───── Material to process

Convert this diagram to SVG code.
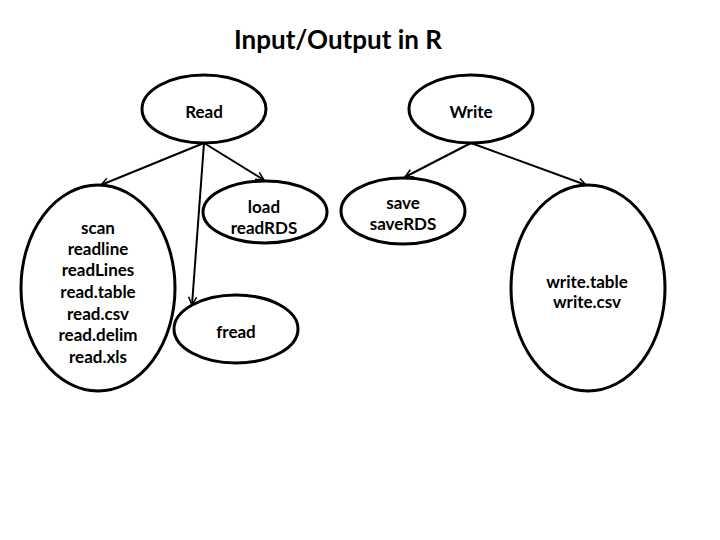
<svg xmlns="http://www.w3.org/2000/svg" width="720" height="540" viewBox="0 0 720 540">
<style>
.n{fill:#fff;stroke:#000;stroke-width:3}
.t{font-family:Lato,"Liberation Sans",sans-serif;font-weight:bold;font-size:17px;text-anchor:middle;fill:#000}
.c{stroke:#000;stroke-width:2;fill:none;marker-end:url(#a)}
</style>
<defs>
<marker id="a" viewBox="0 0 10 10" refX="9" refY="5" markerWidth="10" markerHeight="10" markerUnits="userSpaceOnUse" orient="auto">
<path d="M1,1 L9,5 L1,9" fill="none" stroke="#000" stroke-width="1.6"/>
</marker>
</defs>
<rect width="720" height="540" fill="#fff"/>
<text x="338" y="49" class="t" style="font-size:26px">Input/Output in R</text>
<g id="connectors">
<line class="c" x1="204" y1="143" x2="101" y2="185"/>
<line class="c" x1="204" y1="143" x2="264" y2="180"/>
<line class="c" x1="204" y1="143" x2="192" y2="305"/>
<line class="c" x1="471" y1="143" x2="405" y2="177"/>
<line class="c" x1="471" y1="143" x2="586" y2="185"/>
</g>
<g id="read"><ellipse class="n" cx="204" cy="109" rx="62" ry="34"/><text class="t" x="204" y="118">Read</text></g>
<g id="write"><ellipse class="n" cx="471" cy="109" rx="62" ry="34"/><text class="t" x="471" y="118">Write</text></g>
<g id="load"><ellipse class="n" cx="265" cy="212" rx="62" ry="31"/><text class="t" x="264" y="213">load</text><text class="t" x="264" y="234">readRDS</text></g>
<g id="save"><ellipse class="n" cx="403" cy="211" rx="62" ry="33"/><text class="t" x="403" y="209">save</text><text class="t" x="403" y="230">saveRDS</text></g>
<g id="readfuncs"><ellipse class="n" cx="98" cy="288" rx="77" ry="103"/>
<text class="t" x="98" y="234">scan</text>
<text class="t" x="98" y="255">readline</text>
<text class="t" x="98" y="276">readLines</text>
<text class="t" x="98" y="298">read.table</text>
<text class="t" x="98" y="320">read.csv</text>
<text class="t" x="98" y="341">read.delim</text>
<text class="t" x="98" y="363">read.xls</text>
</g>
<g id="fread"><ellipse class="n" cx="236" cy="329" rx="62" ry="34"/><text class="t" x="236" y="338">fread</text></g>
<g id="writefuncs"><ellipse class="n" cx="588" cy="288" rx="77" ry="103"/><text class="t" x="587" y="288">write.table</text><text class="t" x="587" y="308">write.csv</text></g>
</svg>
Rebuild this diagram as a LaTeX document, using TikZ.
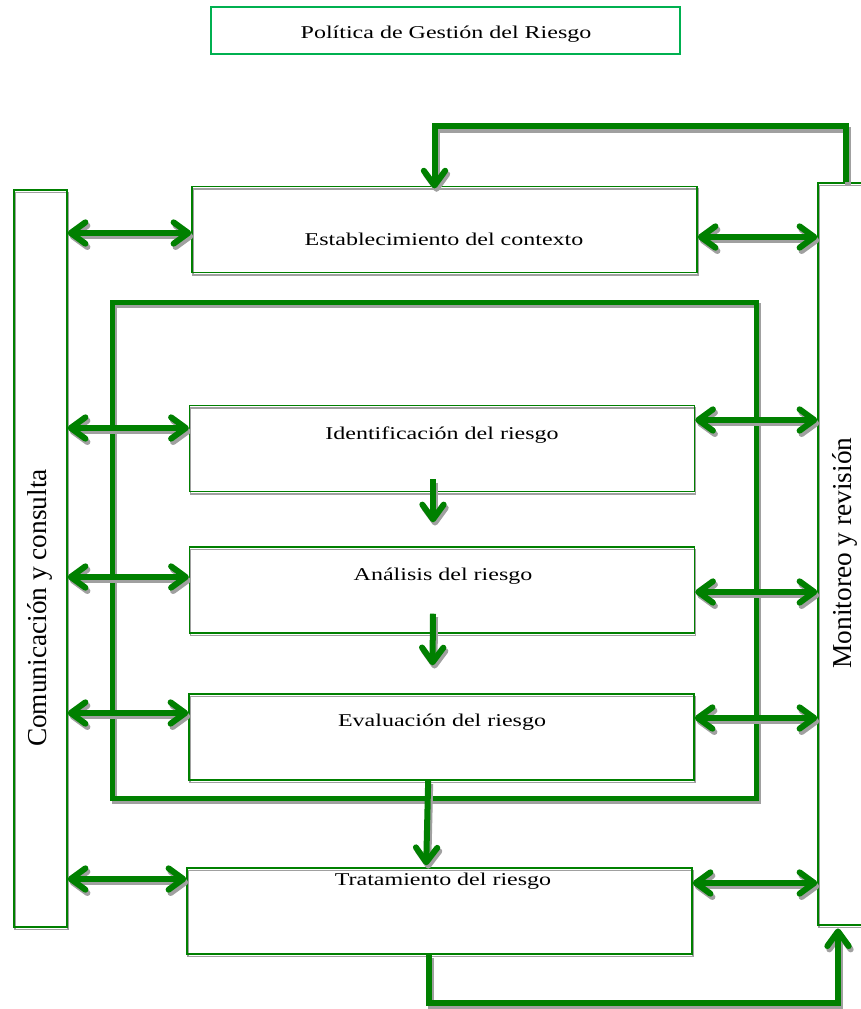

──────────

§ Your instructions: Check each line above for the word "diagram" and copy the ones that have it.

§ Result:
Convert this diagram to SVG code.
Rebuild this diagram as a LaTeX document, using TikZ.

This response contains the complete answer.